From the Harlem afterhours school of cutting edge dance music is Gobby. Finding camaraderie amongst the likes of acts like CFCF, Fatima Al Qadiri, Kuhrye-oo, Jacques Greene, LOL Boys on the imprint UNO NYC; Gobby’s work within the electronic realm pushes the sample and beat boundaries to be more than rhythmic white noise blaring from car stereos and bouncer heavy nightclubs.
Having produced post-gender artist Mykki Blanco with the hard boiled “Betty Rubble (I’ve Got the Midas Touch),” Gob gives the confrontational lyrics a kind of horror movie keyboard menace fit for a hardcore rap diva like Blanco coming at you like a transgendered Elvira repping a “212” far scarier than Azealia Bank’s LaGuardia thespian spit schtick. But this too is all part of Gobby’s New Hat of techno.
From the moment the keyboard makes that turned on/switched on tone, “Viewing Hrs [ZZZ]” kicks into a mechanical gear that conjures Fritz Lang robotic assembly lines crafting robots ad infinitum. But this description still tells nothing of the strange siren adventures warped into the mix that seems at times melting while increasing in volume. Percussion chirps from electric birds and jerky ticks recall the Mouse on Mars glitch dawning of the late 90s, but more than that is Gobby’s groove running the techno beat gamut with things going haywire all around the heavy duty drum sequencing found on “Seagate,” where “Blankface ATM” is pure aural hypertension sounding like an ATM robbery sequence involving scramblers, decoding devices beeping and buzzing at varying heart rate rhythms that keeps the intensity going for five and half minutes.

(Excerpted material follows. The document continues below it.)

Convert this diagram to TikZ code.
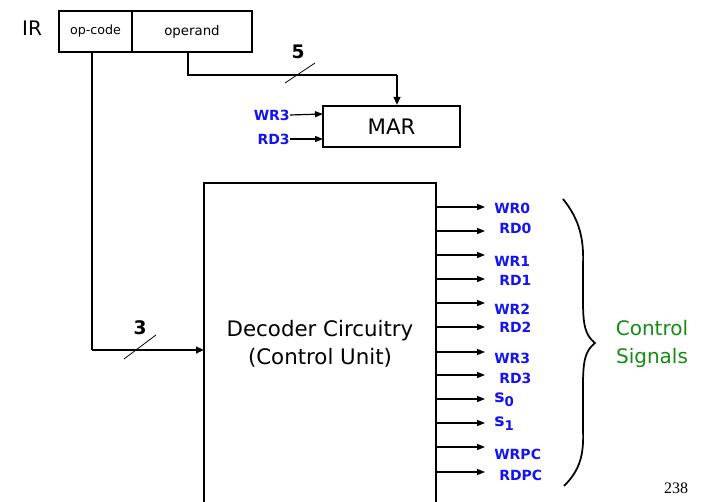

“/U” is the closest thing to a lull you get with subterranean bass lines, vintage Atari explosion blasts to kick things off before a concentrated brew that could be mistaken at times for an outtake from Musik von Harmonia. But again, we are still only dealing with fragments and facets of a piece that seems deceptive in a perceived simplicity for the low level pulsing steam and bass but brewing beneath is a bag of tricks learned from the dub masters that takes on the challenge of deconstructing one’s own musical craft. Perhaps in no other song on this EP is the artist’s hand seen on display than in the nearly ten minute display of developing brain peeling variations on themes of electronic that is “/U.”
The drum and bass heads that got burnt out on the glitch electro during the early oughts might protest when first hearing “Viewing Hrs [ZZZ]” but will soon be rewarded from further listening to Gobby's work within both the dance medium's abstractions and plays on the genre’s conventions. “Seagate” redefines the drum and bass structure through strange transformations of bass frequencies beyond the parabolic that beg you to call it post-structuralist but are the makings of a larger beast all together. Another listening renders both “Seagate” and the following jam “Blankface ATM” blend into each other like a complete song in two parts. As far as conventions are concerned, “Blankface ATM” might be the jam that flirts the most with contemporary dance culture nuances but still manages to point toward new realms of new dance with a Harlem pulse. Objections to “/U” will permeate as only the electronic d n’ b adventurer will want to spend nearly 10 minutes dissecting the construct of Gobby’s musical approach that worked well in the hyperbolic magnetism of the first three tracks with little thought to process.
A radio edit for this secret pearl of the EP could prove to be monstrous in the dance/EDM communities as Gobby’s new realm momentum of electronic hedonism cannot be pinned down to the signifiers of today’s tag happy music journalism. New Hat is today’s biggest threat to generic dance culture, rendering the cut and paste apathy of today’s production sterility old hat, coming from the real deal himself working within new styles that we will be putting up with all throughout the next couple years to come.